=== What you are asked to do ===
Select every line holding the word "this" and copy it.

=== Raw data ===
++++++++

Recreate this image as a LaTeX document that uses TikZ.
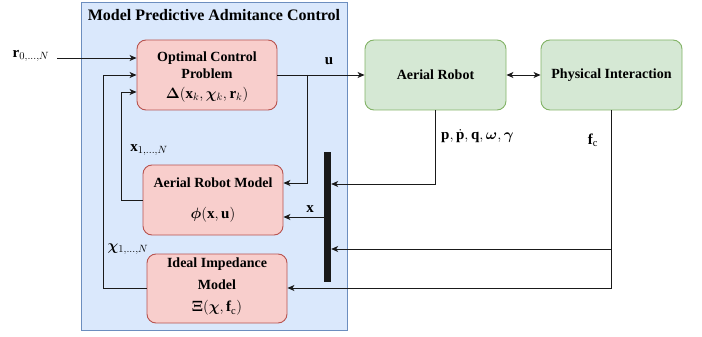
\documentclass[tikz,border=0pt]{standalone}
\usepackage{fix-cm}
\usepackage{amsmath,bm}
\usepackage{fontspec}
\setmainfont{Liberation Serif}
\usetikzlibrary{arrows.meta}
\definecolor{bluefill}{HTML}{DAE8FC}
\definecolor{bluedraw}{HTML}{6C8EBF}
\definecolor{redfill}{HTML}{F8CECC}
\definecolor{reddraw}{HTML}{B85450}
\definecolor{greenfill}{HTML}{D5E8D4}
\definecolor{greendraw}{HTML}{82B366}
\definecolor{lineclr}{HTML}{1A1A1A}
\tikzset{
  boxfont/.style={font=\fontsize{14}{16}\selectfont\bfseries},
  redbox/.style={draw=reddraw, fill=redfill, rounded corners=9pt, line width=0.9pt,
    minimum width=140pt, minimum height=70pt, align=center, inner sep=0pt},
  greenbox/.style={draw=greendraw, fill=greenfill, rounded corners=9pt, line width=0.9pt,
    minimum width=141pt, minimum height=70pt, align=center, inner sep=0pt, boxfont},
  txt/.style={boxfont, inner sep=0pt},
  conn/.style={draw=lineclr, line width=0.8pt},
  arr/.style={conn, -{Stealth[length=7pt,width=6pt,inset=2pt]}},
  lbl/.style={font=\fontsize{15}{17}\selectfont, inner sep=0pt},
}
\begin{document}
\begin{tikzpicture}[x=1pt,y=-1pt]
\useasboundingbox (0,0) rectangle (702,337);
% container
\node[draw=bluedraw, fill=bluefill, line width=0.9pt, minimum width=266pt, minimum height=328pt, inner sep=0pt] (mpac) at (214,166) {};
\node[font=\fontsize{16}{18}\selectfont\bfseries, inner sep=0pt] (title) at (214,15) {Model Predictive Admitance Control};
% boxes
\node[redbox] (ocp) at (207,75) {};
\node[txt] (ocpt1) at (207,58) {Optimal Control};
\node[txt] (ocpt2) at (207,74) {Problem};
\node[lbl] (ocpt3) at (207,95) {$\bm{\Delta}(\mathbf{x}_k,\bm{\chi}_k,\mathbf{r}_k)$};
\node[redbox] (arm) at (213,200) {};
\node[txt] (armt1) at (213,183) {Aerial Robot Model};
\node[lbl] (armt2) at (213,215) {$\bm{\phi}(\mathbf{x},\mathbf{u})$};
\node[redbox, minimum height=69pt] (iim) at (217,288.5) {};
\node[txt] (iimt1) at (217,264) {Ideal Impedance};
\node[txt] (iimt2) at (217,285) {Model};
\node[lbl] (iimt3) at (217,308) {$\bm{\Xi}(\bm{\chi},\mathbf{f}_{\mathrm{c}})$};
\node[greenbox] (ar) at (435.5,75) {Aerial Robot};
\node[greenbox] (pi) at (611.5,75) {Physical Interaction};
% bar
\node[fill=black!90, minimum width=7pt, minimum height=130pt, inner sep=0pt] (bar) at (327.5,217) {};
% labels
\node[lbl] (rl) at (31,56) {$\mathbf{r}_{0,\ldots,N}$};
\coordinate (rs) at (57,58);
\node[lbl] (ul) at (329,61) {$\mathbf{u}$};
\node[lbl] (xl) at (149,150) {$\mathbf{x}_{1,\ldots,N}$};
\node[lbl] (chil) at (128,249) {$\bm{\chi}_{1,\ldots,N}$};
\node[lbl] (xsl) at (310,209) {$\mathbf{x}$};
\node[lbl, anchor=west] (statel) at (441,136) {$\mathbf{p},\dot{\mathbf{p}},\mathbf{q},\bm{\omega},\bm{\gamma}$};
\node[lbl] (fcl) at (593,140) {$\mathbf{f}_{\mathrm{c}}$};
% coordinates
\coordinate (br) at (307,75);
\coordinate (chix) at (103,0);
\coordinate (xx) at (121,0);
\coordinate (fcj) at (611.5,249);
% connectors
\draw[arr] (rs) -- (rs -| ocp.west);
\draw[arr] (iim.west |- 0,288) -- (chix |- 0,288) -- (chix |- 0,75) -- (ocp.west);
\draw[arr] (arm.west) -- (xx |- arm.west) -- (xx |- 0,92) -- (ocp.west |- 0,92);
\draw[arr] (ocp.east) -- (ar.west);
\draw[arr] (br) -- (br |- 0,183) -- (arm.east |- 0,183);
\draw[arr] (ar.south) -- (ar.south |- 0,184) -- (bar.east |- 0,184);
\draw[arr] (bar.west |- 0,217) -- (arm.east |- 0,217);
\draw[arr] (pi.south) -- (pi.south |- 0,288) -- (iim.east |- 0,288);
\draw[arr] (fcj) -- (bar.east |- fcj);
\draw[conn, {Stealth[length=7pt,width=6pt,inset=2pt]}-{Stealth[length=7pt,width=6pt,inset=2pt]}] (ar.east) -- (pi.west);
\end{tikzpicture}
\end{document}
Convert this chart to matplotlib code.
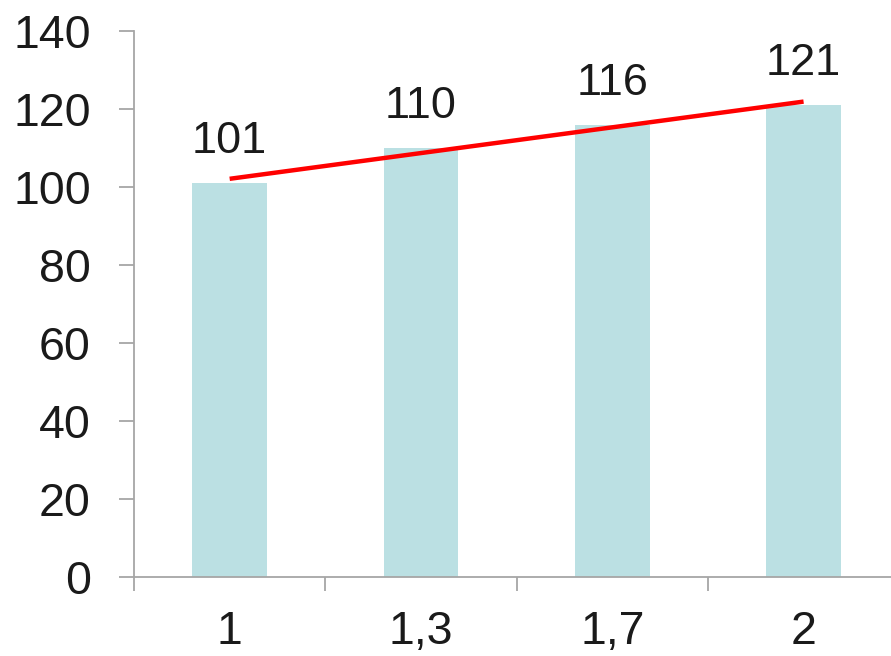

++++++++

=== Worked answer ===
Recreate this image as a LaTeX document that uses TikZ.
Convert this chart to matplotlib code.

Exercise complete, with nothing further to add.